I remember it like it was yesterday, even though it was sometime in the late nineteen seventies. We had to drive to Wyoming Iowa to play our first little league baseball game. Back in the day we wore some old, grey (I swear) WOOL uniforms. They were hot, scratchy and ill fitting but we were all happy to wear them as they had our hometowns name stitched on the front “Bennett”. We were “representing” our town (even though I doubt the towns elders agreed with that decision). We were old school, wearing stir-ups over our white (soon to be dirt colored) socks and we were totally unprepared, undermanned and outgunned by the Wyoming squad. At the beginning of the top half of the last inning the score was Bennett Little League 0, Wyoming 13. Lambs led to the slaughter Anyway, the once invincible goon that Wyoming had as a pitcher had lost control of his Mach five fast ball and had beaned two of our batters and walked another. The bases were loaded with two outs when yours truly stepped up to the plate (there was a run rule in place, capping how many runs we could score in an inning, so don’t get your hopes up for a monumental comeback and win that only the writers of Disney movies dream up). I smashed (SMASHED) a pitch over the leftfielders head (I can still see the ball in the late day sun, arching over his head as he turned to chase it down. I tripled, clearing the bases for three RBI’s and getting that goose-egg off the scoreboard for good old Bennett. Our next batter struck out, game over. I still remember it, it was the best hit of my five year baseball career. That was almost forty years ago.I umpire baseball games now, and try as I might I cannot figure out why I enjoy it so much. I took some photos at my game last night and I think that they help explain why I like it.

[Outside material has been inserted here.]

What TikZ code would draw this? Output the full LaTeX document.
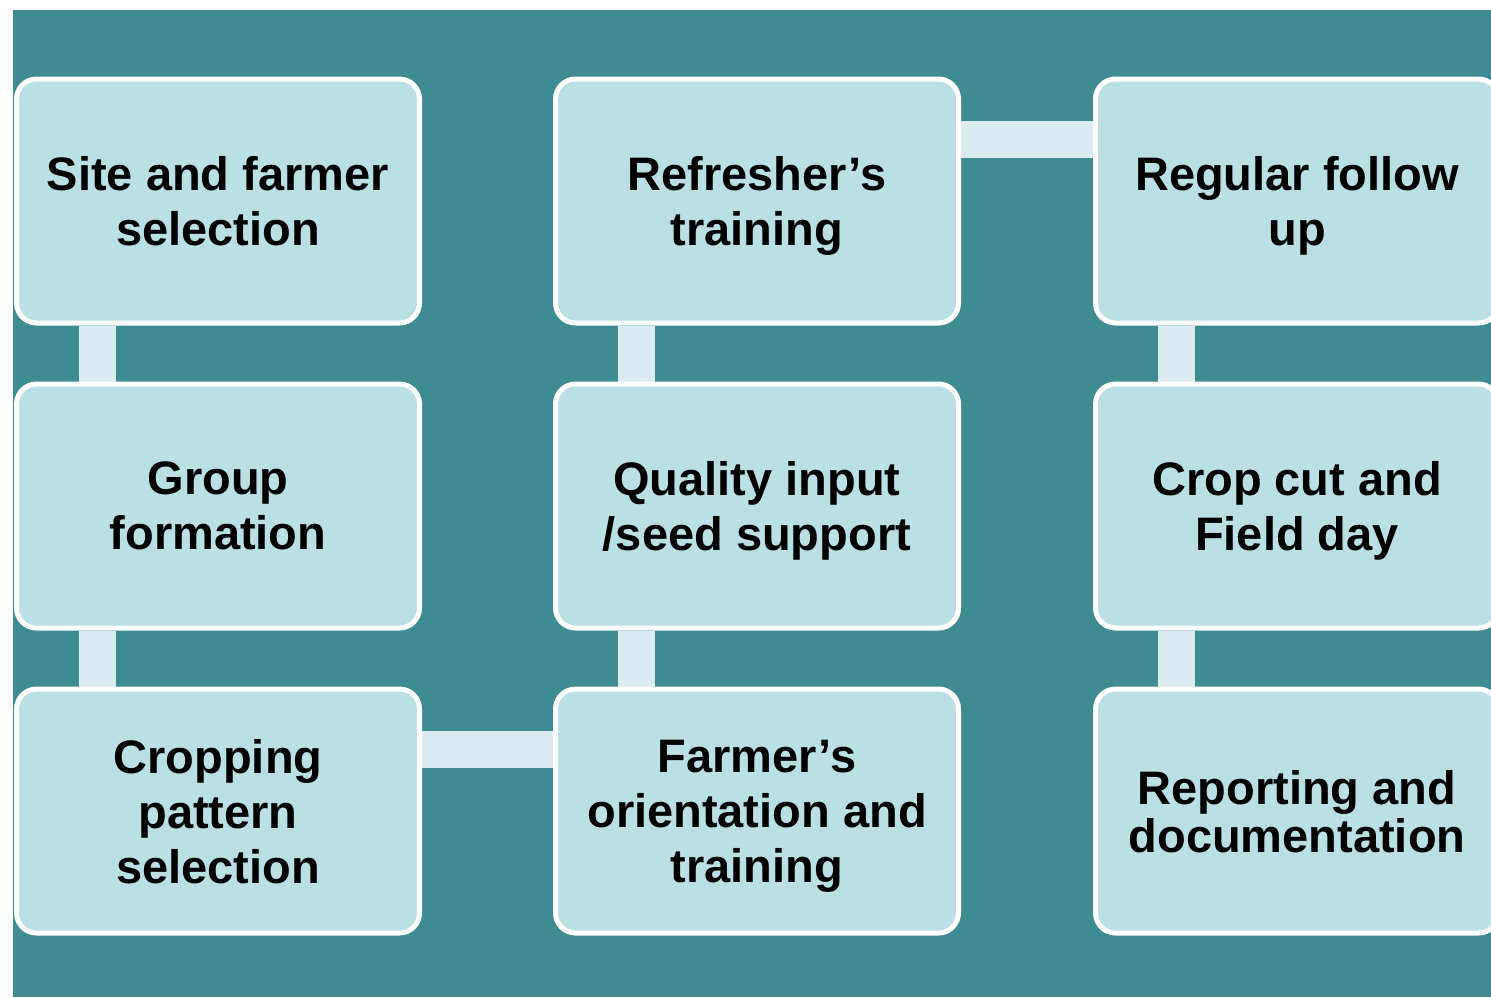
\documentclass[tikz,border=0pt]{standalone}
\usepackage{fontspec}
\setmainfont{Liberation Sans}
\usetikzlibrary{backgrounds}
\definecolor{tealbg}{RGB}{62,139,145}
\definecolor{boxfill}{RGB}{186,224,227}
\definecolor{barfill}{RGB}{218,236,239}
\tikzset{
  stepbox/.style={draw=white, line width=2.5pt, fill=boxfill, rounded corners=10pt,
    minimum width=201.5pt, minimum height=122pt, inner sep=0pt, align=center,
    text depth=0pt, font=\fontsize{23.5}{27.5}\selectfont\bfseries},
  bar/.style={draw=barfill, line width=18.5pt}
}
\begin{document}
\begin{tikzpicture}[x=0.5pt,y=-0.5pt]
\useasboundingbox (0,0) rectangle (1491,997);

\draw (218,201) node(SITE)[stepbox]{Site and farmer\\selection};
\draw (218,506) node(GROUP)[stepbox]{Group\\formation};
\draw (218,811) node(CROP)[stepbox]{Cropping\\pattern\\selection};
\draw (757,811) node(ORIENT)[stepbox]{Farmer’s\\orientation and\\training};
\draw (757,506) node(INPUT)[stepbox]{Quality input\\/seed support};
\draw (757,201) node(REFRESH)[stepbox]{Refresher’s\\training};
\draw (1297,201) node(FOLLOW)[stepbox]{Regular follow\\up};
\draw (1297,506) node(FIELD)[stepbox]{Crop cut and\\Field day};
\draw (1297,811) node(REPORT)[stepbox,font=\fontsize{23.5}{24}\selectfont\bfseries]{Reporting and\\documentation};

\begin{scope}[on background layer]
\fill[white] (0,0) rectangle (1491,997);
\fill[tealbg] (13,10) rectangle (1491,997);
\draw[bar] ([xshift=-60.5pt]SITE.south) -- ([xshift=-60.5pt]GROUP.north);
\draw[bar] ([xshift=-60.5pt]GROUP.south) -- ([xshift=-60.5pt]CROP.north);
\draw[bar] ([yshift=31pt]CROP.east) -- ([yshift=31pt]ORIENT.west);
\draw[bar] ([xshift=-60.5pt]ORIENT.north) -- ([xshift=-60.5pt]INPUT.south);
\draw[bar] ([xshift=-60.5pt]INPUT.north) -- ([xshift=-60.5pt]REFRESH.south);
\draw[bar] ([yshift=31pt]REFRESH.east) -- ([yshift=31pt]FOLLOW.west);
\draw[bar] ([xshift=-60.5pt]FOLLOW.south) -- ([xshift=-60.5pt]FIELD.north);
\draw[bar] ([xshift=-60.5pt]FIELD.south) -- ([xshift=-60.5pt]REPORT.north);
\end{scope}

\end{tikzpicture}
\end{document}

Fross Park in Center Point Iowa.  Four fields, concessions and modern restrooms. Can you say "family friendly"?
Fross Park in Center Point Iowa. Four fields, concessions and modern restrooms. Can you say “family friendly”?

My view from behind home plate for the next ninety minutes.  NTS (not too shabby)
My view from behind home plate for the next ninety minutes. NTS (not too shabby)
Just beyond the right field fence is a great looking playground (I stayed off the corkscrew slide for once)
Just beyond the right field fence is a great looking playground (I stayed off the corkscrew slide for once)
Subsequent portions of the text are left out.